3,000 antiquities looted


Howard Kurtz, in his WashingtonPost.com column, today calls the media to account for its deception about the 170,000 antiquities stolen from the Iraq National Museum, saying that "The actual number: 33. Yes, some of the booty was later returned, but 169,967 items? Maybe Don Rumsfeld was right that TV kept showing the same vase being carried away over and over."

Actually, Kurtz is wrong. 170,000 pieces weren't stolen. 3,000 were. The 33 that Kurtz cites is the number stolen from the "... 8,000 or so exhibit-quality, world-class pieces of jewelry, statues and cuneiform clay tablets." He cites the same article, All Along, Most Iraqi Relics Were 'Safe and Sound' that mentions the 3,000, yet doesn't mention this number at all, preferring to say "Only 33" were stolen. He then uses this as an opportunity to link to Andrew Sullivan and his blood feud with the New York Times.

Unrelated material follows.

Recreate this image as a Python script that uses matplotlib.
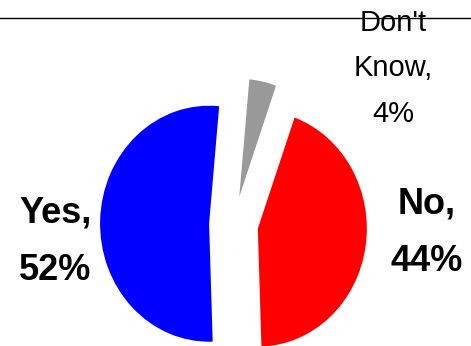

This is the sort of sloppiness Howard Kurtz is supposed to be looking for and reporting on. Instead, he indulges in it himself. Bad critic, bad bad critic.

Oh, and does this mean that the Sippar Library has been found as well? That would make Mrs. Datanerd happy. But the Iraqi National Library is still completely missing, burned, or looted, so I don't have a whole lot of hope.